Segundo bem anotou o Relator (Ministro Rogério Schietti Cruz), no caso ora analisado pode-se inferir que, além de a pronúncia não ter supedâneo em qualquer “prova judicializada” (apenas em testemunha de ouvir dizer ouvida na investigação), há o agravante de que os únicos testemunhos judiciais produzidos não apontam os recorrentes como autores do delito. Na verdade, o Tribunal estadual destaca que mesmo os depoimentos produzidos na fase inquisitorial são “relatos baseados em testemunho por ouvir dizer, […] que não amparam a autoria para efeito de pronunciar os denunciados“.
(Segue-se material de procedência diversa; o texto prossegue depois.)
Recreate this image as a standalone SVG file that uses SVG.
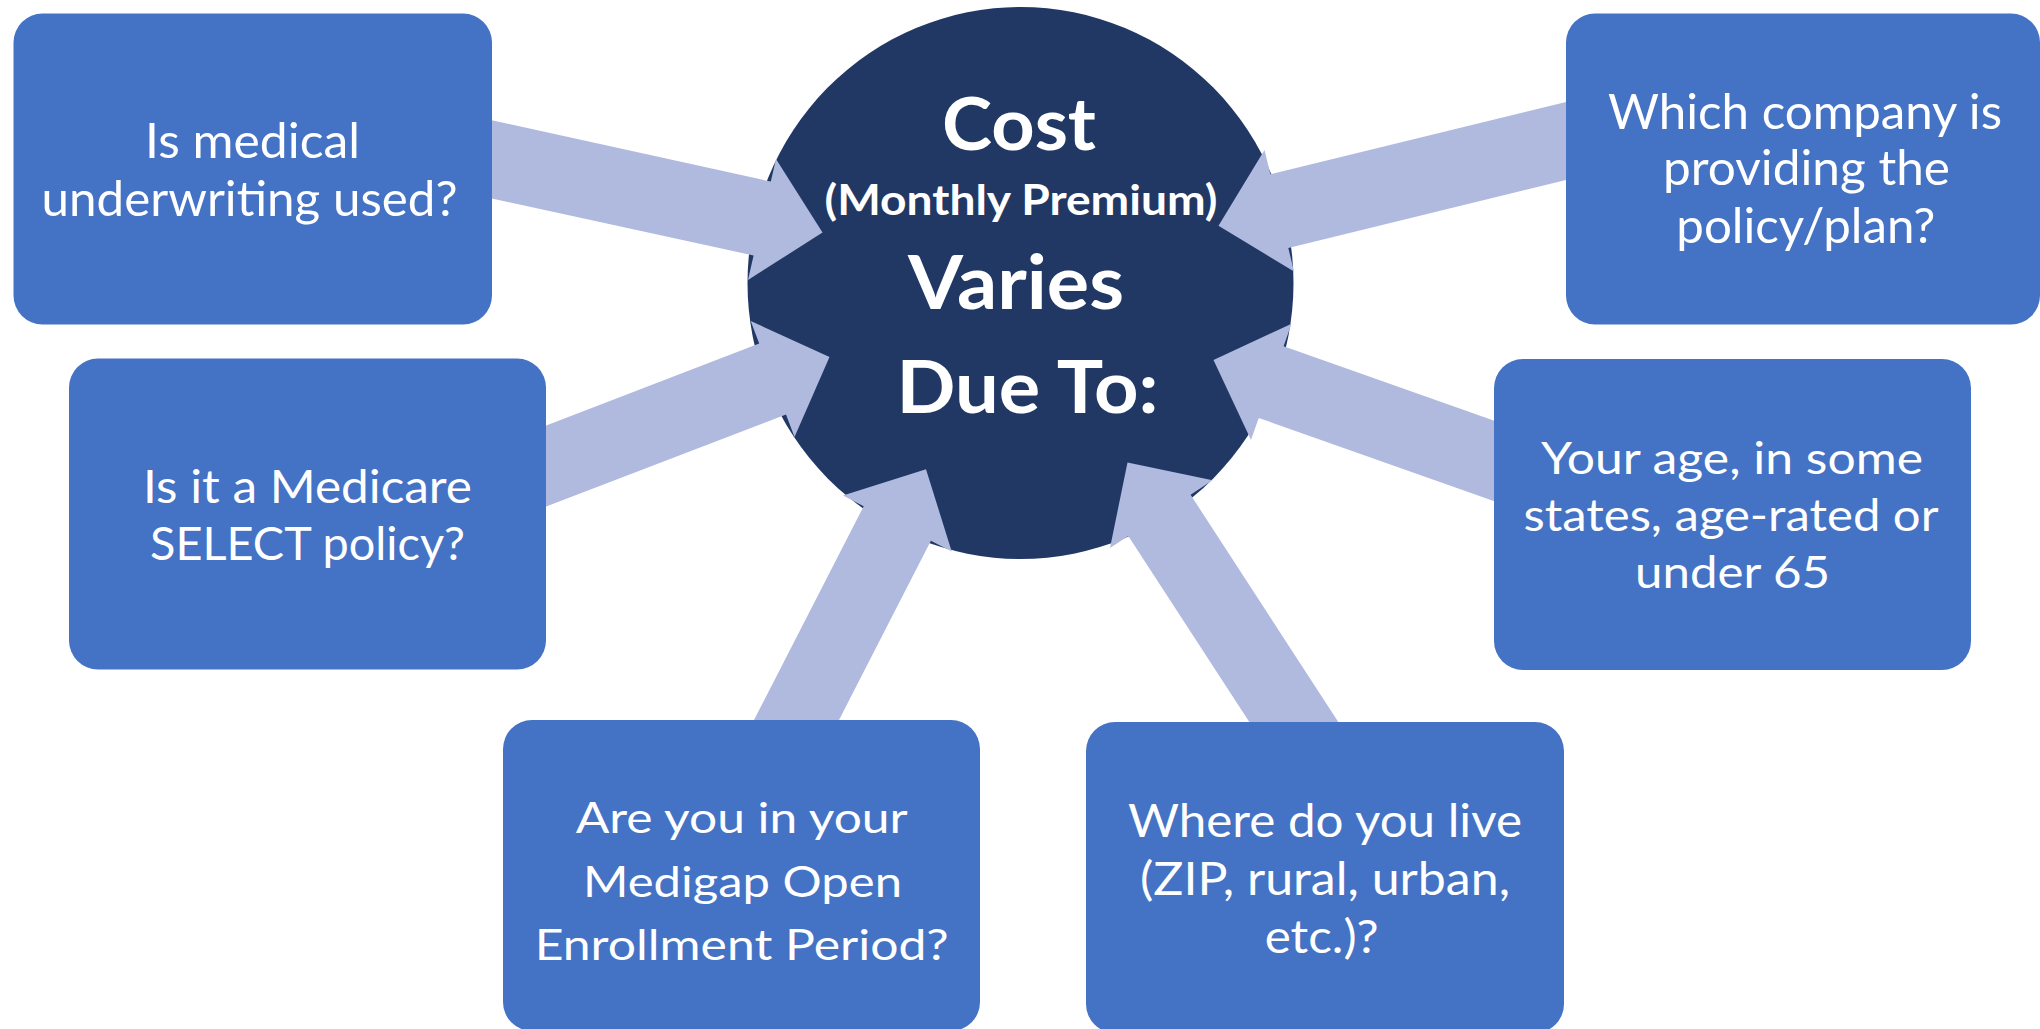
<svg xmlns="http://www.w3.org/2000/svg" width="2040" height="1029" viewBox="0 0 2040 1029">
  <style>
    .hub { fill: #213865; }
    .arrow { fill: #B0BADF; }
    .box { fill: #4472C4; }
    .hubtext { font-family: Lato, "Open Sans", sans-serif; font-weight: 700; fill: #FFFFFF; text-anchor: middle; }
    .label { font-family: Lato, "Open Sans", sans-serif; font-weight: 400; fill: #FFFFFF; text-anchor: middle; }
  </style>

  <rect width="2040" height="1029" fill="#FFFFFF"/>

  <!-- central hub -->
  <g id="hub">
    <ellipse class="hub" cx="1020.5" cy="283" rx="273" ry="276"/>
  </g>

  <!-- converging arrows, drawn above the hub and beneath the boxes -->
  <g id="connectors">
    <polygon class="arrow" points="473.5,116.2 770.8,181.6 776,159 822.5,232.5 748,280 753.6,255.6 473.5,194.4"/>
    <polygon class="arrow" points="531.3,431.2 759.2,343.4 750.7,321 829.5,357 794.5,437 786,414.5 531.3,512.2"/>
    <polygon class="arrow" points="1582.4,98 1270.4,174.2 1264.5,150 1218.5,225.7 1294,271.5 1288.3,247.9 1582.4,176"/>
    <polygon class="arrow" points="1509.9,426.3 1283.6,346.3 1291.5,323.7 1213.5,360 1251,440 1258.7,417.9 1509.9,506.7"/>
    <polygon class="arrow" points="745.9,735.8 863.7,506.2 843,495.5 926,469.2 951.7,551.5 930.9,540.8 830.9,735.8"/>
    <polygon class="arrow" points="1258.9,736.8 1128.3,535.9 1110,548 1127.5,462.5 1212.5,480.3 1190.6,494.8 1347.9,736.8"/>
  </g>

  <!-- hub caption -->
  <g id="hub-caption">
    <text class="hubtext" x="1019" y="150" font-size="72.5" textLength="154" lengthAdjust="spacingAndGlyphs">Cost</text>
    <text class="hubtext" x="1021" y="214.6" font-size="42" textLength="393" lengthAdjust="spacingAndGlyphs">(Monthly Premium)</text>
    <text class="hubtext" x="1016" y="309" font-size="75" textLength="216" lengthAdjust="spacingAndGlyphs">Varies</text>
    <text class="hubtext" x="1027.5" y="412.5" font-size="72.5" textLength="262" lengthAdjust="spacingAndGlyphs">Due To:</text>
  </g>

  <g id="node-underwriting">
    <rect class="box" x="13.5" y="13.5" width="478.5" height="311" rx="29"/>
    <text class="label" font-size="48.5" x="252.5" y="158.3" textLength="215" lengthAdjust="spacingAndGlyphs">Is medical</text>
    <text class="label" font-size="48.5" x="249.5" y="215.5" textLength="416" lengthAdjust="spacingAndGlyphs">underwriting used?</text>
  </g>

  <g id="node-select">
    <rect class="box" x="69" y="358.5" width="477" height="311" rx="29"/>
    <text class="label" font-size="45.5" x="307.5" y="503.3" textLength="329" lengthAdjust="spacingAndGlyphs">Is it a Medicare</text>
    <text class="label" font-size="45.5" x="307.5" y="560" textLength="315" lengthAdjust="spacingAndGlyphs">SELECT policy?</text>
  </g>

  <g id="node-company">
    <rect class="box" x="1566" y="13.5" width="474" height="311" rx="29"/>
    <text class="label" font-size="47.5" x="1805" y="129.3" textLength="394" lengthAdjust="spacingAndGlyphs">Which company is</text>
    <text class="label" font-size="47.5" x="1806.5" y="185" textLength="287" lengthAdjust="spacingAndGlyphs">providing the</text>
    <text class="label" font-size="47.5" x="1805.8" y="243.3" textLength="259" lengthAdjust="spacingAndGlyphs">policy/plan?</text>
  </g>

  <g id="node-age">
    <rect class="box" x="1494" y="359" width="477" height="311" rx="29"/>
    <text class="label" font-size="44" x="1732" y="474" textLength="382" lengthAdjust="spacingAndGlyphs">Your age, in some</text>
    <text class="label" font-size="44" x="1731" y="531" textLength="415" lengthAdjust="spacingAndGlyphs">states, age-rated or</text>
    <text class="label" font-size="44" x="1732.5" y="588.3" textLength="195" lengthAdjust="spacingAndGlyphs">under 65</text>
  </g>

  <g id="node-enrollment">
    <rect class="box" x="503" y="720" width="477" height="311" rx="29"/>
    <text class="label" font-size="42" x="741.7" y="833.3" textLength="332" lengthAdjust="spacingAndGlyphs">Are you in your</text>
    <text class="label" font-size="42" x="742.5" y="896.7" textLength="319" lengthAdjust="spacingAndGlyphs">Medigap Open</text>
    <text class="label" font-size="42" x="741.7" y="960" textLength="414" lengthAdjust="spacingAndGlyphs">Enrollment Period?</text>
  </g>

  <g id="node-location">
    <rect class="box" x="1086" y="722" width="478" height="311" rx="29"/>
    <text class="label" font-size="46" x="1325" y="836.7" textLength="394" lengthAdjust="spacingAndGlyphs">Where do you live</text>
    <text class="label" font-size="46" x="1325" y="895" textLength="370" lengthAdjust="spacingAndGlyphs">(ZIP, rural, urban,</text>
    <text class="label" font-size="46" x="1321.7" y="952.7" textLength="114" lengthAdjust="spacingAndGlyphs">etc.)?</text>
  </g>
</svg>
Segundo o STJ, nesse julgamento, a decisão de pronúncia é um mero juízo de admissibilidade da acusação, não sendo exigido, neste momento processual, prova incontroversa da autoria do delito; bastam a existência de indícios suficientes de que o réu seja seu autor e a certeza quanto à materialidade do crime. Muito embora a análise aprofundada dos elementos probatórios seja feita somente pelo Tribunal Popular, não se pode admitir, em um Estado Democrático de Direito, a pronúncia sem qualquer lastro probatório, mormente quando os testemunhos colhidos na fase inquisitorial são, nas palavras do Tribunal a quo, “relatos baseados em testemunho por ouvir dizer, (…)que não amparam a autoria para efeito de pronunciar os denunciados”.

Atenção! Não se refutou a possibilidade da testemunha de ouvir dizer no processo penal pátrio – antes o contrário. Ela é admitida. Entretanto, quando um testemunho dessa estirpe for o único e isolado indicativo de autoria delitiva, tal não será suficientemente apto a sustentar uma decisão de pronúncia.

Espero que tenham gostado! Vamos em frente!

Pedro Coelho – Defensor Público Federal e Professor de Processo Penal e Legislação Penal Especial.

 

[1] TORNAGHI, Hélio. Instituições de processo penal. v. IV. Rio de Janeiro: Forense, 1959, p.461.

[2] REsp 1373356/BA, Rel. Ministro ROGERIO SCHIETTI CRUZ, SEXTA TURMA, julgado em 20/04/2017.